Autocorrelated KDE for fixation stability: Capturing spatial structure while accounting for temporal dependence in gaze data

Poster Presentation 33.446: Sunday, May 17, 2026, 8:30 am – 12:30 pm, Pavilion
Session: Eye Movements: Mechanisms, perception, fixational

Jaeseon Song1 (), Kimberly Meier1; 1University of Houston College of Optometry

The stability of fixational eye movements is commonly quantified using the bivariate contour ellipse area (BCEA), which assumes a unimodal Gaussian distribution. While sufficient for simple fixation patterns, this assumption fails when fixation produces multimodal or irregular spatial structures. Isoline-based metrics using kernel density estimation (KDE) have recently been adopted to address these limitations, providing greater flexibility in representing the spatial distribution of gaze. However, KDE models gaze samples as independent, ignoring the temporal autocorrelation inherent in natural gaze behavior. We introduce Autocorrelated KDE (AKDE), adapting a method from ecology used for estimating animal ranges to quantify fixation stability. AKDE incorporates temporal dependencies through effective sample size estimation, which adjusts for information redundancy, and locally-adaptive bandwidths that capture underlying spatiotemporal structure. We compared area estimates from AKDE with BCEA and standard KDE using gaze recordings from the GazeBase dataset (N = 298 of 322; Griffith et al., Scientific Data 2021;8:184). AKDE showed a strong correlation with BCEA (r = 0.84), yet Bland-Altman analysis revealed systematic differences, with BCEA consistently estimating larger areas (mean difference = 0.16 log deg², p < .0001). AKDE correlated moderately with KDE (r = 0.55), which estimated smaller areas (difference = 0.42 log deg², p < .0001).
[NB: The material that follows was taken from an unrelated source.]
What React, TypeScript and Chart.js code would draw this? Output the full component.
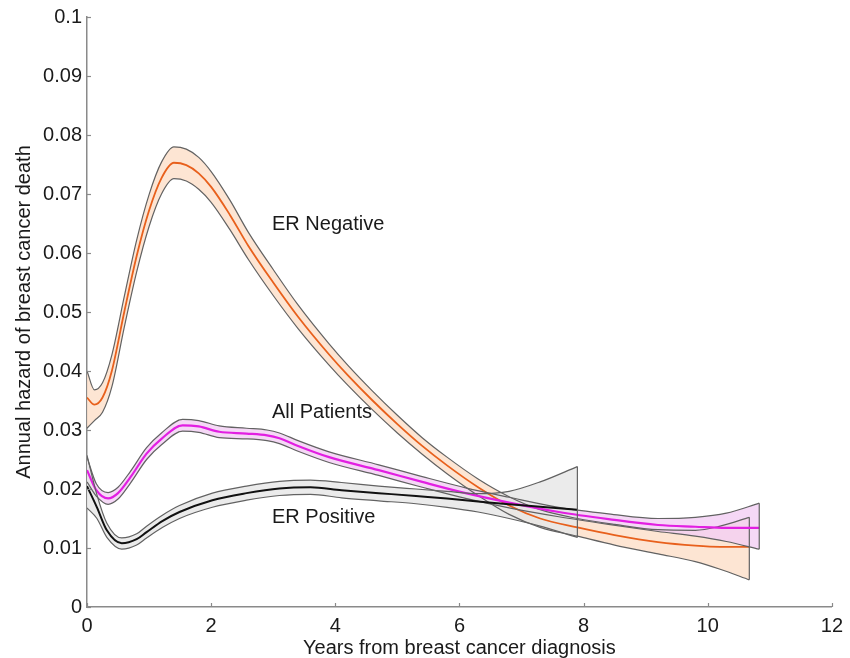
import React, { useEffect, useRef } from "react";
import { Chart, registerables } from "chart.js";

Chart.register(...registerables);

// ER Negative
const negX = [0, 0.12, 0.25, 0.4, 0.6, 0.8, 1.0, 1.2, 1.4, 1.6, 1.8, 2.0, 2.3, 2.6, 3.0, 3.4, 3.9, 4.2, 4.6, 5.0, 5.4, 5.8, 6.3, 6.8, 7.3, 7.9, 8.5, 9.2, 9.8, 10.2, 10.67];
const negMid = [0.0355, 0.0343, 0.0355, 0.040, 0.050, 0.0595, 0.0672, 0.0727, 0.0753, 0.0749, 0.0735, 0.0712, 0.0665, 0.0612, 0.055, 0.0492, 0.0428, 0.0393, 0.035, 0.031, 0.0273, 0.024, 0.0203, 0.0172, 0.015, 0.0135, 0.0122, 0.011, 0.0104, 0.0102, 0.0102];
const negUp = [0.04, 0.0368, 0.038, 0.0427, 0.0526, 0.0622, 0.0699, 0.0754, 0.078, 0.0776, 0.0762, 0.0738, 0.069, 0.0635, 0.0572, 0.0512, 0.0446, 0.041, 0.0366, 0.0325, 0.0287, 0.0254, 0.0217, 0.0187, 0.0165, 0.015, 0.014, 0.0131, 0.013, 0.0137, 0.0152];
const negLo = [0.0303, 0.0316, 0.033, 0.0373, 0.0474, 0.0568, 0.0645, 0.07, 0.0726, 0.0722, 0.0708, 0.0686, 0.064, 0.0589, 0.0528, 0.0472, 0.041, 0.0376, 0.0334, 0.0295, 0.0259, 0.0226, 0.0189, 0.0157, 0.0135, 0.012, 0.0105, 0.009, 0.0077, 0.0064, 0.0046];

// All Patients
const allX = [0, 0.15, 0.34, 0.5, 0.7, 0.96, 1.2, 1.54, 1.8, 2.13, 2.57, 2.9, 3.1, 3.4, 3.9, 4.7, 5.4, 6.1, 6.8, 7.6, 8.4, 9.2, 9.8, 10.3, 10.83];
const allMid = [0.0232, 0.0198, 0.0184, 0.0193, 0.022, 0.026, 0.0285, 0.0308, 0.0306, 0.0297, 0.0294, 0.0291, 0.0286, 0.0273, 0.0254, 0.0232, 0.0212, 0.0193, 0.0177, 0.0161, 0.0149, 0.0139, 0.0136, 0.0134, 0.0134];
const allUp = [0.0254, 0.0209, 0.0194, 0.0203, 0.023, 0.027, 0.0295, 0.0318, 0.0316, 0.0307, 0.0303, 0.03, 0.0295, 0.0282, 0.0263, 0.0241, 0.0221, 0.0202, 0.0186, 0.0169, 0.0158, 0.015, 0.0152, 0.0159, 0.0176];
const allLo = [0.0212, 0.0188, 0.0174, 0.0183, 0.021, 0.025, 0.0275, 0.0298, 0.0296, 0.0287, 0.0285, 0.0282, 0.0277, 0.0264, 0.0245, 0.0223, 0.0203, 0.0184, 0.0168, 0.0153, 0.014, 0.0128, 0.012, 0.0111, 0.0098];

// ER Positive
const posX = [0, 0.16, 0.32, 0.56, 0.8, 0.96, 1.22, 1.49, 2.02, 2.57, 3.1, 3.6, 4.1, 4.7, 5.3, 5.8, 6.3, 6.8, 7.3, 7.9];
const posMid = [0.0205, 0.0169, 0.013, 0.0108, 0.0115, 0.0127, 0.0146, 0.0161, 0.0181, 0.0193, 0.0201, 0.0203, 0.0198, 0.0193, 0.0188, 0.0184, 0.0179, 0.0174, 0.017, 0.0165];
const posUp = [0.0257, 0.019, 0.0142, 0.0117, 0.0124, 0.0137, 0.0156, 0.0172, 0.0193, 0.0205, 0.0213, 0.0215, 0.0211, 0.0205, 0.02, 0.0196, 0.0192, 0.0196, 0.0212, 0.0238];
const posLo = [0.0168, 0.015, 0.0118, 0.0098, 0.0105, 0.0117, 0.0135, 0.015, 0.0169, 0.0181, 0.0189, 0.0191, 0.0185, 0.018, 0.0175, 0.0169, 0.0161, 0.015, 0.0137, 0.0118];

// Curve labels
const labelTexts = ["ER Negative", "All Patients", "ER Positive"];
const labelX = [2.98, 2.98, 2.98];
const labelY = [0.0648, 0.033, 0.0151];

// Axes
const yTickLabels = ["0", "0.01", "0.02", "0.03", "0.04", "0.05", "0.06", "0.07", "0.08", "0.09", "0.1"];
const xTickLabels = ["0", "2", "4", "6", "8", "10", "12"];

const FONT = "'Liberation Sans', Arial, sans-serif";
const FS = 20;
const AXIS = "#8a8a8a";
const EDGE = "#626262";

const pts = (xs: number[], ys: number[]) => xs.map((x, i) => ({ x, y: ys[i] }));

function bandSets(xs: number[], up: number[], lo: number[], mid: number[], fill: string, lineColor: string, lineWidth: number) {
  const last = xs.length - 1;
  return [
    {
      data: pts(xs, up),
      borderColor: EDGE,
      borderWidth: 1.2,
      backgroundColor: fill,
      fill: "+1",
      pointRadius: 0,
      cubicInterpolationMode: "monotone",
    },
    {
      data: pts(xs, lo),
      borderColor: EDGE,
      borderWidth: 1.2,
      fill: false,
      pointRadius: 0,
      cubicInterpolationMode: "monotone",
    },
    {
      data: [
        { x: xs[last], y: up[last] },
        { x: xs[last], y: lo[last] },
      ],
      borderColor: EDGE,
      borderWidth: 1.2,
      fill: false,
      pointRadius: 0,
    },
    {
      data: pts(xs, mid),
      borderColor: lineColor,
      borderWidth: lineWidth,
      fill: false,
      pointRadius: 0,
      cubicInterpolationMode: "monotone",
    },
  ];
}

const inwardTicks = {
  id: "inwardTicks",
  afterDraw(chart: any) {
    const { ctx, chartArea } = chart;
    const xs = chart.scales.x;
    const ys = chart.scales.y;
    ctx.save();
    ctx.strokeStyle = AXIS;
    ctx.lineWidth = 1.2;
    ys.ticks.forEach((t: any) => {
      const py = Math.round(ys.getPixelForValue(t.value)) + 0.5;
      ctx.beginPath();
      ctx.moveTo(chartArea.left, py);
      ctx.lineTo(chartArea.left + 4, py);
      ctx.stroke();
    });
    xs.ticks.forEach((t: any) => {
      const px = Math.round(xs.getPixelForValue(t.value)) + 0.5;
      ctx.beginPath();
      ctx.moveTo(px, chartArea.bottom);
      ctx.lineTo(px, chartArea.bottom - 4);
      ctx.stroke();
    });
    ctx.fillStyle = "#1a1a1a";
    ctx.font = `${FS}px ${FONT}`;
    ctx.textAlign = "left";
    ctx.textBaseline = "middle";
    labelTexts.forEach((txt, i) => {
      ctx.fillText(txt, xs.getPixelForValue(labelX[i]), ys.getPixelForValue(labelY[i]));
    });
    ctx.restore();
  },
};

export default function App() {
  const ref = useRef<HTMLCanvasElement | null>(null);
  useEffect(() => {
    if (!ref.current) return;
    const datasets: any[] = [
      ...bandSets(posX, posUp, posLo, posMid, "rgba(232,232,232,0.85)", "#111111", 2),
      ...bandSets(allX, allUp, allLo, allMid, "rgba(242,206,244,0.8)", "#e21fe2", 2.2),
      ...bandSets(negX, negUp, negLo, negMid, "rgba(252,222,200,0.8)", "#e8601c", 1.8),
    ];
    const chart = new Chart(ref.current, {
      type: "line",
      data: { datasets },
      plugins: [inwardTicks],
      options: {
        animation: false,
        responsive: false,
        layout: { padding: { top: 16, right: 15, left: 0, bottom: 0 } },
        plugins: {
          legend: { display: false },
          tooltip: { enabled: false },
          filler: { drawTime: "beforeDatasetsDraw" },
        },
        scales: {
          x: {
            type: "linear",
            min: 0,
            max: 12,
            afterFit: (s: any) => {
              s.height = 51;
            },
            ticks: {
              stepSize: 2,
              padding: 7,
              color: "#1a1a1a",
              font: { family: FONT, size: FS },
              callback: (_v: any, i: number) => xTickLabels[i],
              maxRotation: 0,
            },
            grid: { drawOnChartArea: false, drawTicks: false, color: AXIS },
            border: { display: true, color: AXIS, width: 1.5 },
            title: {
              display: true,
              text: "Years from breast cancer diagnosis",
              color: "#1a1a1a",
              font: { family: FONT, size: FS },
              padding: { top: 0, bottom: -2 },
            },
          },
          y: {
            type: "linear",
            min: 0,
            max: 0.1,
            afterFit: (s: any) => {
              s.width = 87;
            },
            ticks: {
              stepSize: 0.01,
              padding: 5,
              color: "#1a1a1a",
              font: { family: FONT, size: FS },
              callback: (_v: any, i: number) => yTickLabels[i],
            },
            grid: { drawOnChartArea: false, drawTicks: false, color: AXIS },
            border: { display: true, color: AXIS, width: 1.5 },
            title: {
              display: true,
              text: "Annual hazard of breast cancer death",
              color: "#1a1a1a",
              font: { family: FONT, size: FS },
              padding: { top: 12, bottom: 0 },
            },
          },
        },
      } as any,
    });
    return () => chart.destroy();
  }, []);
  return (
    <div style={{ position: "fixed", left: 0, top: 0, width: 850, height: 658, background: "#fff" }}>
      <canvas ref={ref} width={850} height={658} style={{ display: "block" }} />
    </div>
  );
}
KDE and BCEA showed the weakest correlation (r = 0.29) and largest disagreement (difference = −0.58 log deg², p < .0001). These findings demonstrate that AKDE captures structure missed by both BCEA’s normality assumption and KDE’s independence assumption. By addressing multimodality and temporal dependence, AKDE provides a flexible, distribution-free metric that combines spatial precision with temporal realism. This method offers a principled alternative to traditional approaches: while BCEA may suffice for controls with tightly clustered, near-Gaussian fixation patterns, AKDE provides greater flexibility for populations with unstable or multimodal fixation, making it well-suited for diverse clinical applications.

Acknowledgements: This work was supported by NIH grant EY007551 to the University of Houston College of Optometry.